I am very frustrated with VLC's GUI.
The issues are around the "Hide VLC media play in taskbar," which the developers seem to have not fully thought through. Furthermore, several threads here have tried to raise issues with seem to be pretty widely misinterpreted. So, I'm going to try to be clear about the inconsistencies and the underlying need those of us who use VLC frequently seem to have.
1. When VLC is in the task bar AND in the systray (called "Notification area" in Win7), right-click the "traffic cone" and click on "Hide VLC media player in taskbar." Result: It doesn't "Hide," but it "Restores" the taskbar to it's own window over the desktop. Shouldn't this condition be known as "Show the VLC application" in the VLC right-click menu?
2. When VLC is an open application (but not the top-most application) AND in the systray, right-click the "traffic cone" and click on "Hide VLC media player in taskbar." Result: it brings the VLC GUI to the front. Shouldn't this condition be known as "Show the VLC application" in the VLC right-click menu?
3. When VLC is an open application, and is on top AND in the systray, right-click the "traffic cone" and click on "Hide VLC media player in taskbar." Result: It really does close the application GUI (finally). Shouldn't this condition be known as "Hide VLC media player application" in the VLC right-click menu?

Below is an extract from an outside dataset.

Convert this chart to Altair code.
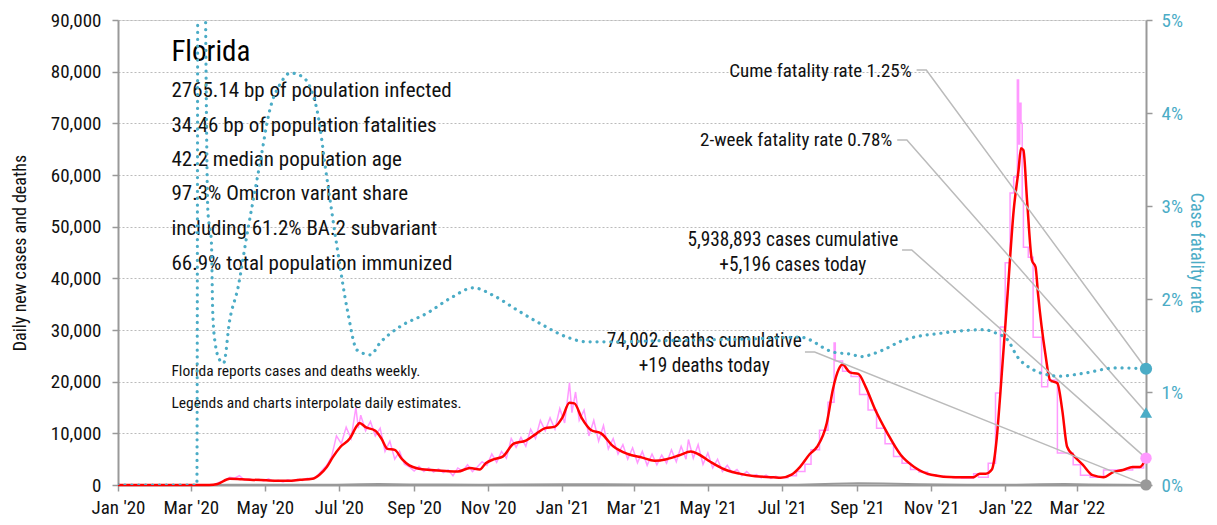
import altair as alt
import pandas as pd

BASE = pd.Timestamp("2020-01-01")


def to_dates(days):
    return [(BASE + pd.Timedelta(days=int(x))).strftime("%Y-%m-%d") for x in days]


# ---------------- data (day offsets from 2020-01-01) ----------------
red_days = [0, 75, 82, 92, 102, 122, 140, 150, 160, 166, 172, 177, 183, 191, 197, 199, 204, 212,
            217, 222, 228, 234, 240, 247, 258, 270, 280, 290, 298, 303, 310, 317, 326, 336, 345,
            352, 360, 366, 372, 376, 382, 390, 398, 408, 420, 432, 442, 452, 462, 472, 478, 488,
            500, 512, 525, 540, 546, 555, 562, 570, 576, 584, 589, 594, 597, 603, 610, 616, 624,
            634, 645, 656, 670, 690, 705, 710, 715, 720, 724, 727, 733, 738, 742, 744, 746, 749,
            753, 756, 758, 764, 768, 774, 778, 782, 787, 795, 803, 812, 820, 828, 836, 842, 847]
red_vals = [0, 0, 200, 1200, 1100, 900, 800, 1000, 1200, 2000, 3500, 5400, 7300, 9000, 11500,
            12000, 11200, 10500, 9000, 7000, 6800, 5000, 3800, 3200, 2900, 2700, 2600, 3300, 3000,
            4200, 5000, 5500, 8000, 8600, 10000, 11000, 11300, 13000, 15900, 15800, 13000, 10600,
            10000, 7500, 6000, 5300, 4700, 5000, 5700, 6500, 6000, 4500, 3000, 2200, 1700, 1500,
            1400, 2000, 3500, 6000, 7400, 12000, 18500, 22500, 23300, 21800, 21500, 19000, 14500,
            10000, 5800, 3500, 2000, 1500, 1500, 2200, 2200, 3000, 9000, 17800, 37100, 53200,
            61000, 65200, 64800, 55100, 43500, 42200, 37100, 25500, 20300, 19700, 14500, 7400,
            5800, 3900, 1900, 1500, 2500, 2900, 3500, 3500, 5196]

pink_days = [0, 78, 80, 84, 88, 92, 96, 100, 104, 108, 112, 116, 120, 124, 128, 132, 136, 140, 144,
             148, 152, 156, 160, 164, 168, 172, 176, 180, 184, 188, 192, 196, 198, 200, 204, 208,
             212, 216, 220, 224, 228, 232, 236, 240, 244, 248, 252, 256, 260, 264, 268, 272, 276,
             280, 284, 288, 292, 296, 300, 304, 308, 312, 316, 320, 324, 328, 332, 336, 340, 344,
             348, 352, 356, 360, 364, 368, 372, 374, 377, 380, 384, 388, 392, 396, 400, 404, 408,
             412, 416, 420, 424, 428, 432, 436, 440, 444, 448, 452, 456, 460, 464, 468, 470, 474,
             478, 482, 486, 490, 494, 498, 502, 506, 510, 514, 518, 522, 526, 530, 534, 538, 542,
             545]
pink_vals = [0, 0, 100, 600, 900, 1500, 1300, 1800, 1000, 1200, 900, 1100, 800, 1200, 700, 900,
             600, 1000, 700, 1100, 900, 1300, 1200, 1700, 2800, 3800, 5500, 9500, 8000, 11200,
             9000, 15000, 11000, 13500, 10500, 12300, 9500, 11000, 6500, 8500, 5000, 6500, 4000,
             3500, 2700, 3600, 2600, 3300, 2500, 3100, 2400, 2900, 1800, 3300, 2700, 3900, 2600,
             3500, 4500, 3800, 6000, 4400, 6500, 5200, 9000, 7300, 9200, 7500, 10800, 9000, 12500,
             10500, 13000, 10800, 14800, 12000, 19800, 14000, 18000, 12500, 14500, 9500, 12500,
             8500, 11500, 7000, 9000, 6000, 7800, 5000, 7200, 4300, 6500, 3800, 6000, 3900, 5800,
             4200, 6800, 4500, 7500, 5000, 8800, 5200, 7800, 4000, 6200, 3300, 5000, 2600, 3800,
             2400, 3000, 1800, 2600, 1700, 2000, 1400, 1900, 1300, 1700, 1400]

step_days = [545, 552, 559, 566, 571, 578, 585, 590, 591, 597, 604, 611, 618, 625, 632, 639, 646,
             653, 660, 667, 674, 681, 688, 695, 702, 705, 709, 717, 723, 727, 731, 735, 738, 741,
             742, 743, 744, 745, 746, 750, 754, 761, 766, 774, 787, 793, 801, 812, 836, 845, 847]
step_vals = [1400, 1800, 2600, 4000, 6800, 10600, 16000, 27500, 24000, 22000, 21000, 17500, 14500,
             11000, 8000, 5500, 4200, 3000, 2500, 2000, 1700, 1500, 1400, 1300, 1300, 2200, 1500,
             4200, 17800, 30600, 43000, 56500, 59600, 78400, 66000, 73900, 70000, 55000, 46000,
             44100, 28600, 19000, 20300, 6200, 3900, 1900, 1500, 2900, 3300, 5196, 5196]

death_days = [0, 75, 90, 110, 150, 180, 200, 215, 240, 270, 300, 330, 370, 400, 430, 470, 520,
              560, 590, 610, 630, 660, 700, 740, 760, 780, 800, 830, 847]
death_vals = [0, 0, 30, 50, 40, 60, 150, 180, 120, 90, 60, 90, 160, 150, 100, 60, 40, 60, 250,
              350, 300, 150, 40, 60, 150, 200, 100, 40, 19]

cfr_days = [0, 65, 66, 71, 72, 74, 77, 78, 80, 84, 87, 92, 99, 106, 117, 125, 134, 142, 152, 164,
            172, 180, 189, 197, 208, 216, 232, 255, 274, 293, 309, 329, 350, 370, 386, 411, 440,
            480, 520, 562, 589, 606, 611, 630, 644, 653, 677, 713, 724, 733, 741, 754, 768, 776,
            795, 823, 847]
cfr_vals = [0, 0, 7.0, 7.0, 5.3, 2.96, 2.6, 1.88, 1.53, 1.34, 1.31, 1.77, 2.13, 2.67, 3.46, 4.03,
            4.32, 4.43, 4.39, 4.03, 3.31, 2.60, 1.88, 1.45, 1.40, 1.53, 1.70, 1.85, 2.01, 2.12,
            2.04, 1.88, 1.72, 1.59, 1.54, 1.54, 1.55, 1.56, 1.57, 1.59, 1.43, 1.40, 1.38, 1.45,
            1.54, 1.58, 1.63, 1.67, 1.63, 1.56, 1.38, 1.24, 1.18, 1.17, 1.20, 1.26, 1.25]

# x tick marks: (year, month) every two months
x_ticks = [(2020, 1), (2020, 3), (2020, 5), (2020, 7), (2020, 9), (2020, 11),
           (2021, 1), (2021, 3), (2021, 5), (2021, 7), (2021, 9), (2021, 11),
           (2022, 1), (2022, 3)]
y_ticks = [0, 10000, 20000, 30000, 40000, 50000, 60000, 70000, 80000, 90000]
p_ticks = [0, 1, 2, 3, 4, 5]

# info block (left)
info_text = ["2765.14 bp of population infected", "34.46 bp of population fatalities",
             "42.2 median population age", "97.3% Omicron variant share",
             "including 61.2% BA.2 subvariant", "66.9% total population immunized"]
info_y = [76250, 69480, 62900, 56320, 49550, 42770]
note_text = ["Florida reports cases and deaths weekly.",
             "Legends and charts interpolate daily estimates."]
note_y = [22060, 15870]
title_text = "Florida"
title_y = 83800
block_day = 44

# right-side annotations
rate_text = ["Cume fatality rate 1.25%", "2-week fatality rate 0.78%"]
rate_day = [654, 638]
rate_y = [80130, 66770]
total_text = ["5,938,893 cases cumulative", "+5,196 cases today",
              "74,002 deaths cumulative", "+19 deaths today"]
total_day = [556, 556, 483, 483]
total_y = [47420, 42580, 27870, 23030]

# leader lines: start, elbow, end
leader_group = ["cfr", "cfr", "cfr", "cfr2", "cfr2", "cfr2", "cases", "cases", "cases",
                "deaths", "deaths", "deaths"]
leader_day = [658, 666, 847, 642, 650, 847, 646, 654, 847, 566, 574, 847]
leader_y = [80320, 80320, 22500, 66770, 66770, 14040, 45480, 45480, 5196, 25740, 25740, 19]

end_day = 847
cases_today = 5196
deaths_today = 19
cfr_cume = 1.25
cfr_2wk = 0.78

# ---------------- styling ----------------
FONT = "'Liberation Sans Narrow', 'Roboto Condensed', 'DejaVu Sans Condensed', sans-serif"
TEAL = "#4bacc6"
PINK = "#ff99ff"
RED = "#ff0000"
GREY = "#999999"

red_df = pd.DataFrame({"date": to_dates(red_days), "v": red_vals})
pink_df = pd.DataFrame({"date": to_dates(pink_days), "v": pink_vals})
step_df = pd.DataFrame({"date": to_dates(step_days), "v": step_vals})
death_df = pd.DataFrame({"date": to_dates(death_days), "v": death_vals})
cfr_df = pd.DataFrame({"date": to_dates(cfr_days), "p": cfr_vals})
leader_df = pd.DataFrame({"date": to_dates(leader_day), "v": leader_y, "g": leader_group})
info_df = pd.DataFrame({"date": to_dates([block_day] * 6), "v": info_y, "t": info_text})
note_df = pd.DataFrame({"date": to_dates([block_day] * 2), "v": note_y, "t": note_text})
title_df = pd.DataFrame({"date": to_dates([block_day]), "v": [title_y], "t": [title_text]})
rate_df = pd.DataFrame({"date": to_dates(rate_day), "v": rate_y, "t": rate_text})
total_df = pd.DataFrame({"date": to_dates(total_day), "v": total_y, "t": total_text})
end_left_df = pd.DataFrame({"date": to_dates([end_day, end_day]), "v": [cases_today, deaths_today],
                            "c": [PINK, GREY]})
end_right_df = pd.DataFrame({"date": to_dates([end_day]), "p": [cfr_cume]})
end_tri_df = pd.DataFrame({"date": to_dates([end_day]), "p": [cfr_2wk]})

x_scale = alt.Scale(type="utc",
                    domain=[alt.DateTime(year=2020, month=1, date=1, utc=True),
                            alt.DateTime(year=2022, month=4, date=27, utc=True)])
x_axis = alt.Axis(values=[alt.DateTime(year=yy, month=mm, date=1, utc=True) for yy, mm in x_ticks],
                  labelExpr='utcFormat(datum.value, "%b \'%y")', labelOverlap=False,
                  labelFlush=False,
                  labelFontSize=19, labelColor="#111", labelFont=FONT, labelPadding=7,
                  tickColor=GREY, tickSize=6, tickWidth=1.5, domainColor=GREY, domainWidth=2,
                  grid=False, title=None)
X = alt.X("date:T", scale=x_scale, axis=x_axis, title=None)

y_scale = alt.Scale(domain=[0, 90000], nice=False)
y_axis = alt.Axis(values=y_ticks, labelExpr="format(datum.value, ',')", labelOverlap=False,
                  labelFontSize=19, labelColor="#111", labelFont=FONT, labelPadding=11,
                  tickColor=GREY, tickSize=6, tickWidth=1.5, domainColor=GREY, domainWidth=2,
                  grid=True, gridColor="#bbbbbb", gridDash=[2, 2], gridWidth=1,
                  titleFont=FONT, titleFontSize=18, titleFontWeight="normal", titleColor="#111",
                  titlePadding=21)
Y = alt.Y("v:Q", scale=y_scale, axis=y_axis, title="Daily new cases and deaths")

p_scale = alt.Scale(domain=[0, 5], nice=False)
p_axis = alt.Axis(orient="right", values=p_ticks, labelExpr="datum.value + '%'",
                  labelFontSize=19, labelColor=TEAL, labelFont=FONT, labelPadding=9,
                  tickColor=GREY, tickSize=6, tickWidth=1.5, domainColor=GREY, domainWidth=2,
                  grid=False, titleFont=FONT, titleFontSize=18, titleFontWeight="normal",
                  titleColor=TEAL, titlePadding=4)
P = alt.Y("p:Q", scale=p_scale, axis=p_axis, title="Case fatality rate")

base_line = alt.Chart(death_df).mark_line(color=GREY, strokeWidth=2).encode(x=X, y=Y)
pink_line = alt.Chart(pink_df).mark_line(color=PINK, strokeWidth=1.5).encode(x=X, y=Y)
pink_step = alt.Chart(step_df).mark_line(color=PINK, strokeWidth=1.5,
                                         interpolate="step-after").encode(x=X, y=Y)
red_line = alt.Chart(red_df).mark_line(color=RED, strokeWidth=2.5,
                                       interpolate="monotone").encode(x=X, y=Y)
leaders = alt.Chart(leader_df).mark_line(color="#bbbbbb", strokeWidth=1.5).encode(
    x=X, y=Y, detail="g:N")
end_pts = alt.Chart(end_left_df).mark_circle(size=130, opacity=1).encode(
    x=X, y=Y, color=alt.Color("c:N", scale=None))

title_txt = alt.Chart(title_df).mark_text(align="left", baseline="middle", font=FONT,
                                          fontSize=29, color="#000").encode(x=X, y=Y, text="t:N")
info_txt = alt.Chart(info_df).mark_text(align="left", baseline="middle", font=FONT,
                                        fontSize=21, color="#111").encode(x=X, y=Y, text="t:N")
note_txt = alt.Chart(note_df).mark_text(align="left", baseline="middle", font=FONT,
                                        fontSize=15.5, color="#111").encode(x=X, y=Y, text="t:N")
rate_txt = alt.Chart(rate_df).mark_text(align="right", baseline="middle", font=FONT,
                                        fontSize=19, color="#111").encode(x=X, y=Y, text="t:N")
total_txt = alt.Chart(total_df).mark_text(align="center", baseline="middle", font=FONT,
                                          fontSize=19.3, color="#111").encode(x=X, y=Y, text="t:N")

left = alt.layer(base_line, pink_line, pink_step, red_line, leaders, title_txt, info_txt,
                 note_txt, rate_txt, total_txt, end_pts)

cfr_line = alt.Chart(cfr_df).mark_line(color=TEAL, strokeWidth=3.2, strokeDash=[0.1, 6.8],
                                       strokeCap="round", interpolate="monotone",
                                       clip=True).encode(x=X, y=P)
cfr_pt = alt.Chart(end_right_df).mark_circle(size=150, color=TEAL, opacity=1).encode(x=X, y=P)
cfr_tri = alt.Chart(end_tri_df).mark_point(shape="triangle-up", size=150, color=TEAL, filled=True,
                                           opacity=1).encode(x=X, y=P)
right = alt.layer(cfr_line, cfr_pt, cfr_tri)

chart = alt.layer(left, right).resolve_scale(y="independent").properties(
    width=1028, height=465,
    autosize=alt.AutoSizeParams(type="none"),
    padding={"left": 110, "top": 12, "right": 63, "bottom": 38},
).configure_view(stroke=None).configure(font=FONT)

chart.save("out.html", embed_options={"renderer": "svg", "actions": False})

4. When VLC is not an open application AND in the systray, right-click the "traffic cone" and click on "Show the VLC media player." Result: It really does show the application, on top of other application windows, and in the taskbar. That is expected.
5. Some of us would prefer to have a clear set of command-line options that would expose or hide the VLC media player when the systray application is launched. I would like to see something like --no-taskbar or --systray-only (which would start the systray application and hide the VLC media player from both the desktop and the taskbar). Then, my command line would look like this in the shortcut I create:
"vlc.exe" --no-taskbar --volume=103 --open "VLC Playlist.xspf"
That way, I can start the first entry in the playlist (which is implicit), set the initial volume, and have no other evidence of VLC running, save for the systray icon.
Have I overlooked some other command-line option that is functionally equivalent to "--no-taskbar"?